◆ **Short problem**: Go through the entries below and collect each line with the string "this" in it.
## BEGIN
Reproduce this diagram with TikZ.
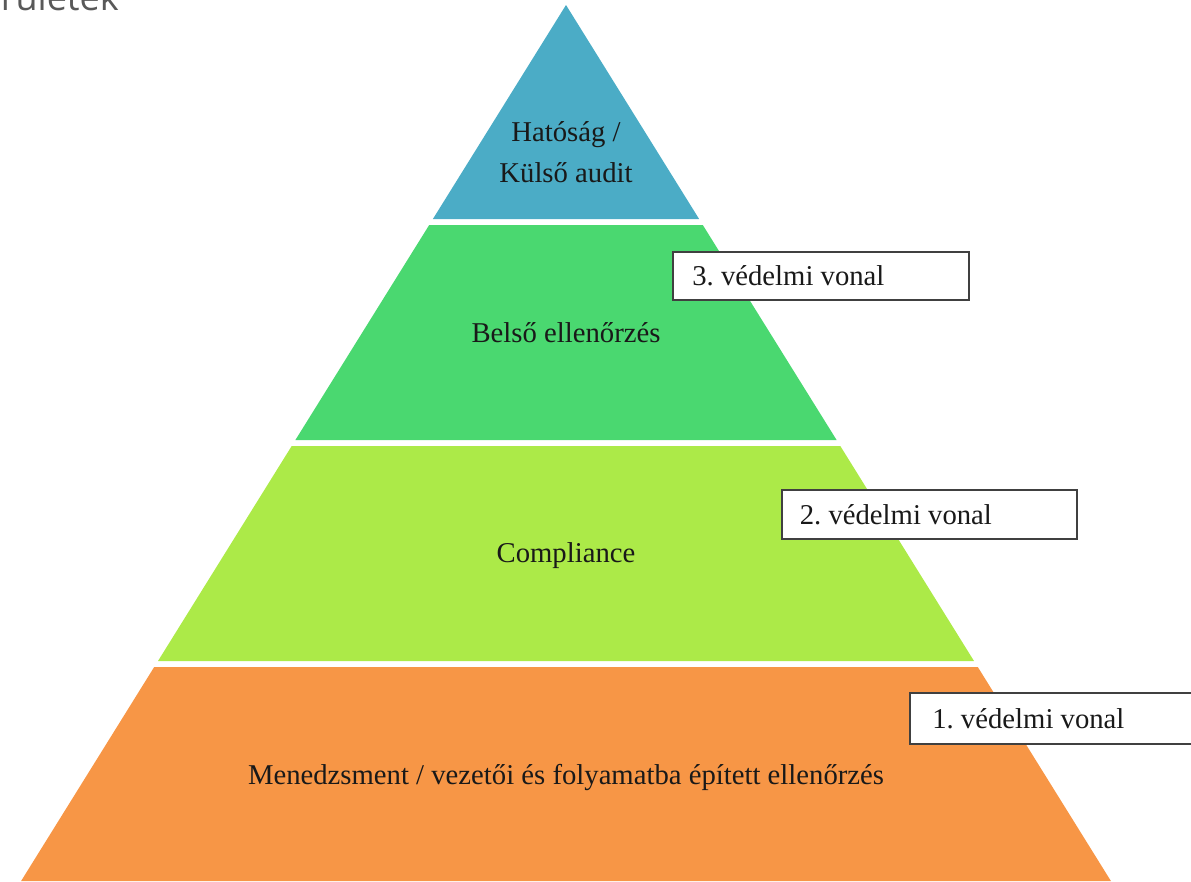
\documentclass[tikz,border=0pt]{standalone}
\usepackage{fontspec}
\setmainfont{Liberation Serif}
\newfontfamily\headfont{Open Sans}
\definecolor{cblue}{HTML}{4BACC6}
\definecolor{cgreen}{HTML}{4AD870}
\definecolor{clime}{HTML}{ACEA48}
\definecolor{corange}{HTML}{F79646}
\definecolor{cframe}{HTML}{404040}
\definecolor{chead}{HTML}{595959}
\frenchspacing
\begin{document}
\begin{tikzpicture}[x=1pt,y=-1pt,
  lbl/.style={font=\fontsize{28.7}{41}\selectfont, text=black!90, align=center, inner sep=0pt},
  linebox/.style={draw=cframe, line width=1.6pt, fill=white, anchor=north west, inner sep=0pt,
     font=\fontsize{28.7}{34}\selectfont, text=black!90}]
\useasboundingbox (0,0) rectangle (1191,881);
\clip (0,0) rectangle (1191,881);
% partial heading at the top-left edge
\node[anchor=base east, inner sep=0pt, font=\headfont\fontsize{36}{40}\selectfont, text=chead] (head) at (119,10) {területek};
% pyramid layers
\fill[cblue] (566,5) -- (699.1,219) -- (432.9,219) -- cycle;
\fill[cgreen] (429.2,225) -- (702.8,225) -- (836.6,440) -- (295.4,440) -- cycle;
\fill[clime] (291.7,446) -- (840.3,446) -- (974.0,661) -- (158.0,661) -- cycle;
\fill[corange] (154.2,667) -- (977.8,667) -- (1110.9,881) -- (21.1,881) -- cycle;
% layer labels
\node[lbl] (top) at (566,152) {Hatóság /\\Külső audit};
\node[lbl] (inner) at (566,333) {Belső ellenőrzés};
\node[lbl] (comp) at (566,556) {Compliance};
\node[lbl] (mgmt) at (566,777) {Menedzsment / vezetői és folyamatba épített ellenőrzés};
% line-of-defence boxes
\node[linebox, minimum width=296pt, minimum height=48pt] (l3) at (672,251) {\hspace{13pt}\makebox[270pt][l]{3. védelmi vonal}\hspace{13pt}};
\node[linebox, minimum width=295pt, minimum height=49pt] (l2) at (781,489) {\hspace{12pt}\makebox[271pt][l]{2. védelmi vonal}\hspace{12pt}};
\node[linebox, minimum width=300pt, minimum height=51pt] (l1) at (909,692) {\hspace{15pt}\makebox[270pt][l]{1. védelmi vonal}\hspace{15pt}};
\end{tikzpicture}
\end{document}
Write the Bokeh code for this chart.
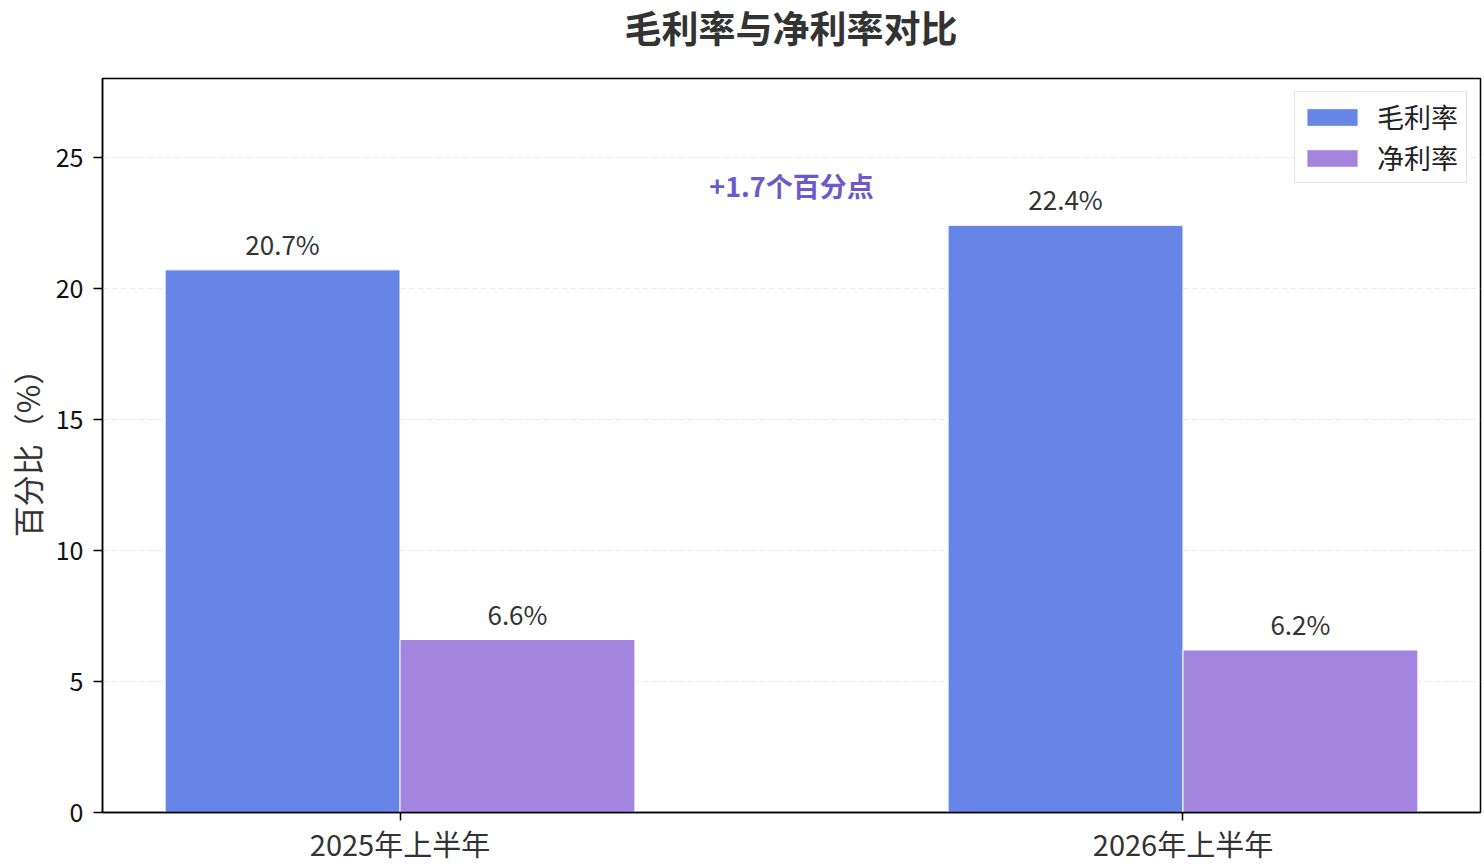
from bokeh.plotting import figure
from bokeh.models import ColumnDataSource, Range1d, FixedTicker, Legend, LegendItem, Label, Div
from bokeh.layouts import column
from bokeh.embed import file_html
from bokeh.resources import INLINE
from bokeh.core.properties import value
import numpy as np

# ---- data ----
title_text = "毛利率与净利率对比"
periods = ["2025年上半年", "2026年上半年"]
gross_margin = [20.7, 22.4]
net_margin = [6.6, 6.2]
y_ticks = [0, 5, 10, 15, 20, 25]
series_names = ["毛利率", "净利率"]

FONT = "Noto Sans CJK SC"
BLUE = "#6685E6"
PURPLE = "#A385E0"

idx = np.arange(len(periods))
w = 0.3

src_g = ColumnDataSource(dict(x=idx - w / 2, top=gross_margin,
                              lab=[f"{v:.1f}%" for v in gross_margin],
                              ly=np.array(gross_margin) + 0.3))
src_n = ColumnDataSource(dict(x=idx + w / 2, top=net_margin,
                              lab=[f"{v:.1f}%" for v in net_margin],
                              ly=np.array(net_margin) + 0.3))

title_div = Div(text=title_text, width=1378, height=70, margin=(0, 4, 0, 102),
                styles={"font-family": FONT, "font-size": "37px", "font-weight": "bold",
                        "color": "#333333", "text-align": "center", "line-height": "54px"})

p = figure(width=1484, height=796, output_backend="svg", toolbar_location=None,
           x_range=Range1d(-0.38, 1.38), y_range=Range1d(0, 28),
           min_border_left=102, min_border_right=4, min_border_top=8, min_border_bottom=53)

r1 = p.vbar(x="x", top="top", width=w, bottom=0, source=src_g,
            fill_color=BLUE, line_color="white", line_width=1)
r2 = p.vbar(x="x", top="top", width=w, bottom=0, source=src_n,
            fill_color=PURPLE, line_color="white", line_width=1)

for s in (src_g, src_n):
    p.text(x="x", y="ly", text="lab", source=s, text_align="center",
           text_baseline="bottom", text_font=value(FONT), text_font_size="26px",
           text_color="#333333")

diff = gross_margin[1] - gross_margin[0]
p.add_layout(Label(x=0.5, y=max(gross_margin) + 1.5, text=f"+{diff:.1f}个百分点",
                   text_align="center", text_baseline="middle", text_font=FONT,
                   text_font_size="27px", text_font_style="bold", text_color="#6A5ACD"))

# axes
p.xaxis.ticker = FixedTicker(ticks=list(idx))
p.xaxis.major_label_overrides = {int(i): periods[i] for i in idx}
p.xaxis.major_label_text_font = FONT
p.xaxis.major_label_text_font_size = "29px"
p.xaxis.major_label_text_color = "#333333"
p.xaxis.minor_tick_line_color = None
p.xaxis.major_tick_out = 8
p.xaxis.major_tick_in = 0
p.xaxis.major_label_standoff = 1

p.yaxis.ticker = FixedTicker(ticks=y_ticks)
p.yaxis.major_label_text_font = FONT
p.yaxis.major_label_text_font_size = "25px"
p.yaxis.major_label_text_color = "#111111"
p.yaxis.minor_tick_line_color = None
p.yaxis.major_tick_out = 9
p.yaxis.major_tick_in = 0
p.yaxis.major_label_standoff = 10
p.yaxis.axis_label = "百分比（%）"
p.yaxis.axis_label_text_font = FONT
p.yaxis.axis_label_text_font_size = "31px"
p.yaxis.axis_label_text_font_style = "normal"
p.yaxis.axis_label_text_color = "#333333"
p.yaxis.axis_label_standoff = 4

for ax in (p.xaxis, p.yaxis):
    ax.axis_line_color = "black"
    ax.axis_line_width = 1.5
    ax.major_tick_line_color = "black"
    ax.major_tick_line_width = 1.5

p.xgrid.grid_line_color = None
p.ygrid.grid_line_color = "#dddddd"
p.ygrid.grid_line_alpha = 0.6
p.ygrid.grid_line_dash = "6 3"

p.outline_line_color = "black"
p.outline_line_width = 1.5
p.outline_line_alpha = 1

legend = Legend(items=[LegendItem(label=series_names[0], renderers=[r1]),
                       LegendItem(label=series_names[1], renderers=[r2])],
                location="top_right")
legend.label_text_font = FONT
legend.label_text_font_size = "27px"
legend.label_text_color = "#222222"
legend.glyph_width = 64
legend.glyph_height = 22
legend.label_standoff = 13
legend.label_width = 84
legend.spacing = 2
legend.padding = 5
legend.margin = 13
legend.border_line_color = "#cccccc"
legend.border_line_width = 1.5
legend.background_fill_alpha = 0.9
p.add_layout(legend)

layout = column(title_div, p, spacing=0)
open("out.html", "w").write(file_html(layout, INLINE))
## END
◆ **Task answer**:
Reproduce this diagram with TikZ.
Write the Bokeh code for this chart.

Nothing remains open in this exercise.